Had I been Price’s editor, I would have tried to encourage her to drop the oldfashioned practice of trying to spell the variations in people’s accents. It’s a small fault, but it’s the kind of thing that can spoil a novel for English majors. Price spells out the pronunciations of words that deviate from the educated Anglo-American standard in Georgia. The standard accent in Georgia, however, deviated considerably from the standard accent in Boston. If Abby had been writing the story, she would have noticed the way her affluent White neighbors said things like “po-laht suthun woe-man” as much as she noticed the way Rosa Moon said “ob dat.” Since Price transcribes what Abby hears Fred Bentley saying in standard English, her spelling out “ob dat” sounds prejudiced. Price succeeds in the difficult task of showing us how a character who is obviously sympathetic to Price would handle an emotional situation Price never experienced, then fails at the comparably easy task of showing us how that character would hear her neighbors’ speech.
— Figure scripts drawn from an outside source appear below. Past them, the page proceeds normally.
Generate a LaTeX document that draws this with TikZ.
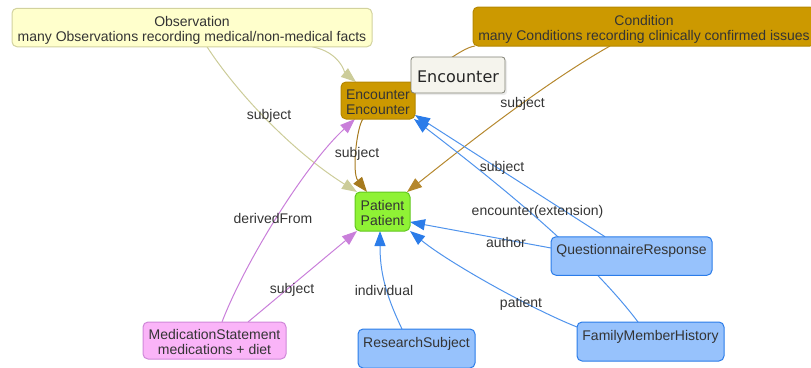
\documentclass[tikz,border=0pt]{standalone}
\usepackage{fontspec}
\setmainfont{Liberation Sans}
\newfontfamily\tipfont{DejaVu Sans}
\usetikzlibrary{arrows.meta,backgrounds,shadows}
\definecolor{txt}{HTML}{343434}
\definecolor{obsfill}{HTML}{FFFFCC}
\definecolor{obsline}{HTML}{D2D29E}
\definecolor{obsedgec}{HTML}{CCCC99}
\definecolor{goldfill}{HTML}{CC9900}
\definecolor{goldline}{HTML}{B58700}
\definecolor{condedgec}{HTML}{B5882E}
\definecolor{encedgec}{HTML}{A67A1E}
\definecolor{patfill}{HTML}{8FF235}
\definecolor{patline}{HTML}{62C71F}
\definecolor{bluefill}{HTML}{97C2FC}
\definecolor{blueline}{HTML}{2B7CE9}
\definecolor{bluelinelight}{HTML}{4F93EC}
\definecolor{pinkfill}{HTML}{FAB4F8}
\definecolor{pinkline}{HTML}{CF87D8}
\definecolor{pinkedgec}{HTML}{C97FDA}
\definecolor{tipfill}{HTML}{F5F4ED}
\definecolor{tipline}{HTML}{808074}
\newcommand\myNodeFont{\fontsize{14}{15.5}\selectfont}
\newcommand\boxln[1]{\raisebox{0pt}[13pt][0pt]{#1}}
\begin{document}
\begin{tikzpicture}[x=1pt,y=-1pt,
  rbox/.style={rectangle, rounded corners=5pt, line width=1pt, outer sep=0pt,
    inner sep=0pt, align=center, text=txt, font=\myNodeFont},
  obsbox/.style={rbox, fill=obsfill, draw=obsline},
  goldbox/.style={rbox, fill=goldfill, draw=goldline},
  patbox/.style={rbox, fill=patfill, draw=patline},
  bluebox/.style={rbox, fill=bluefill, draw=blueline},
  pinkbox/.style={rbox, fill=pinkfill, draw=pinkline},
  tipbox/.style={rectangle, rounded corners=3pt, fill=tipfill, draw=tipline,
    line width=0.8pt, inner sep=0pt, outer sep=0pt, text=black!85,
    font=\tipfont\fontsize{16}{19}\selectfont, text height=14pt, text depth=0pt,
    drop shadow={opacity=0.15, shadow xshift=2pt, shadow yshift=-2pt}},
  lbl/.style={text=txt, font=\myNodeFont, inner sep=0pt},
  arrowtip/.style={-{Triangle[length=15pt,width=11pt]}},
  obsedge/.style={draw=obsedgec, line width=1pt, arrowtip},
  condedge/.style={draw=condedgec, line width=1pt, arrowtip},
  condline/.style={draw=condedgec, line width=1pt},
  encedge/.style={draw=encedgec, line width=1pt, arrowtip},
  blueedge/.style={draw=bluelinelight, line width=1pt,
    -{Triangle[length=15pt,width=11pt,color=blueline]}},
  pinkedge/.style={draw=pinkedgec, line width=1pt, arrowtip}]
\useasboundingbox (0,0) rectangle (811,367);

% nodes
\node[obsbox, minimum width=360pt, minimum height=38.5pt] (obs) at (192,27.5)
  {\boxln{Observation}\\\boxln{many Observations recording medical/non-medical facts}};
\node[goldbox, minimum width=342pt, minimum height=39pt] (cond) at (644,26.5)
  {\boxln{Condition}\\\boxln{many Conditions recording clinically confirmed issues}};
\node[goldbox, minimum width=74pt, minimum height=37pt] (enc) at (378,100.5)
  {\boxln{Encounter}\\\boxln{Encounter}};
\node[patbox, minimum width=55pt, minimum height=39pt] (pat) at (382.5,211.5)
  {\boxln{Patient}\\\boxln{Patient}};
\node[bluebox, minimum width=161pt, minimum height=38.5pt] (qr) at (631.5,256)
  {\boxln{QuestionnaireResponse}\\\boxln{}};
\node[bluebox, minimum width=147pt, minimum height=39pt] (fmh) at (650.5,341.5)
  {\boxln{FamilyMemberHistory}\\\boxln{}};
\node[bluebox, minimum width=117pt, minimum height=39pt] (rs) at (416.5,348.5)
  {\boxln{ResearchSubject}\\\boxln{}};
\node[pinkbox, minimum width=143pt, minimum height=37pt] (ms) at (214.5,340.5)
  {\boxln{MedicationStatement}\\\boxln{medications + diet}};

% connectors
\begin{scope}[on background layer]
\draw[obsedge] ([xshift=15pt]obs.south) .. controls (235,90) and (290,150) .. ([xshift=2pt]pat.north west);
\draw[obsedge] ([xshift=120pt]obs.south) .. controls (340,52) and (345,73) .. ([xshift=15pt]enc.north west);
\draw[condline] ([xshift=2pt]cond.south west) .. controls (460,48) and (433,73) .. ([xshift=-1pt]enc.north east);
\draw[condedge] ([xshift=137pt]cond.south west) .. controls (541,85) and (456,153) .. ([xshift=-3pt]pat.north east);
\draw[encedge] ([xshift=-15pt]enc.south) .. controls (357,126) and (351.5,172.5) .. ([xshift=-15.5pt]pat.north);
\draw[blueedge] ([xshift=-26.5pt]qr.north) -- ([yshift=-14.5pt]enc.east);
\draw[blueedge] ([xshift=-12.5pt]fmh.north) .. controls (595,265) and (520,200) .. ([xshift=-1pt]enc.south east);
\draw[blueedge] ([yshift=8pt]qr.west) -- ([yshift=-10.5pt]pat.east);
\draw[blueedge] ([yshift=14.5pt]fmh.west) .. controls (530.5,308.5) and (448.5,262.5) .. (pat.south east);
\draw[blueedge] ([xshift=-14.5pt]rs.north) .. controls (384.8,293) and (380,271) .. ([xshift=-2.5pt]pat.south);
\draw[pinkedge] ([xshift=7.5pt]ms.north) .. controls (245,262) and (305,165) .. ([xshift=14pt]enc.south west);
\draw[pinkedge] ([xshift=33.5pt]ms.north) -- ([xshift=2pt]pat.south west);
\end{scope}

% connector labels
\node[lbl] (l1) at (269,116) {subject};
\node[lbl] (l2) at (357,153.5) {subject};
\node[lbl] (l3) at (522.5,103.5) {subject};
\node[lbl] (l4) at (502,167.5) {subject};
\node[lbl] (l5) at (537.5,211.5) {encounter(extension)};
\node[lbl] (l6) at (506,242) {author};
\node[lbl] (l7) at (521,304) {patient};
\node[lbl] (l8) at (384,290) {individual};
\node[lbl] (l9) at (273,218.5) {derivedFrom};
\node[lbl] (l10) at (292,290) {subject};

% tooltip
\node[tipbox, minimum width=94pt, minimum height=36pt] (tip) at (458,75) {Encounter};
\end{tikzpicture}
\end{document}
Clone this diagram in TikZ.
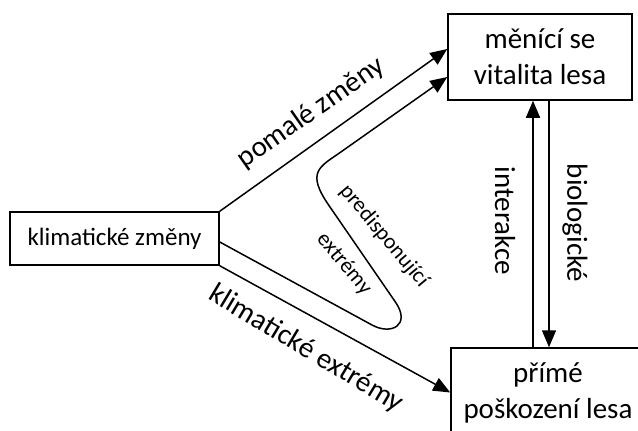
\documentclass[tikz,border=0pt]{standalone}
\usepackage{fontspec}
\setmainfont{Carlito}
\usetikzlibrary{arrows.meta,calc}
\tikzset{
  box/.style={draw, line width=1.5pt, inner sep=0pt, align=center, font=\fontsize{29}{36}\selectfont},
  conn/.style={line width=1.5pt, -{Triangle[length=17pt,width=14pt]}},
  plain/.style={line width=1.5pt},
  biglab/.style={font=\fontsize{29}{36}\selectfont, inner sep=0pt},
  smalllab/.style={font=\fontsize{22}{26}\selectfont, inner sep=0pt}
}
\begin{document}
\begin{tikzpicture}[x=1pt,y=-1pt]
\useasboundingbox (0,0) rectangle (638,431);
\clip (0,0) rectangle (638,431);
\fill[white] (0,0) rectangle (638,431);
% boxes
\node[box, minimum width=209pt, minimum height=53pt, font=\fontsize{25}{30}\selectfont] (L) at (114.5,238.5) {klimatické změny};
\node[box, minimum width=184pt, minimum height=86pt] (T) at (540,57) {měnící se\\vitalita lesa};
\node[box, minimum width=194pt, minimum height=89pt] (B) at (548,392.5) {přímé\\poškození lesa};
% connectors
\draw[conn] (L.north east) -- ($(T.west)+(0,-8)$);
\draw[conn] (L.south east) -- (B.west);
\draw[conn] ($(L.east)+(0,3.5)$) -- (372,325)
   .. controls (391.3,335.5) and (411.3,325.1) .. (395.4,302)
   -- (328.6,205)
   .. controls (306,172) and (319.5,166.95) .. (340,152.6)
   -- ($(T.west)+(0,20)$);
\draw[conn] ($(B.north)+(-15,0)$) -- ($(T.south)+(-7,0)$);
\draw[conn] ($(T.south)+(9,0)$) -- ($(B.north)+(1,0)$);
% labels
\node[biglab, rotate=35] (lp) at (311,113) {pomalé změny};
\node[biglab, rotate=-31] (lk) at (306,349) {klimatické extrémy};
\node[smalllab, rotate=-50] (lpr) at (384,236) {predisponující};
\node[smalllab, rotate=-50] (lex) at (344,264) {extrémy};
\node[biglab, rotate=-90] (li) at (505,221) {interakce};
\node[biglab, rotate=-90] (lb) at (575,223) {biologické};
\end{tikzpicture}
\end{document}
That’s why most writers don’t try to “write dialect” any more.

This novel is recommended to those who enjoy long thoughtful novels with genuinely grown-up, as distinct from “adult,” content. If you’re old enough to know exactly what Thad and Abby would have done if they had gone into the house together, and to appreciate that they don’t go into the house together but stay outside talking about politics, economics, and rice farming, then you’ll love The Waiting Time. If you are the parent of a child who’s interested in Silhouette Desire romances, this is the sort of novel you can recommend to her (or him) as being really grown-up.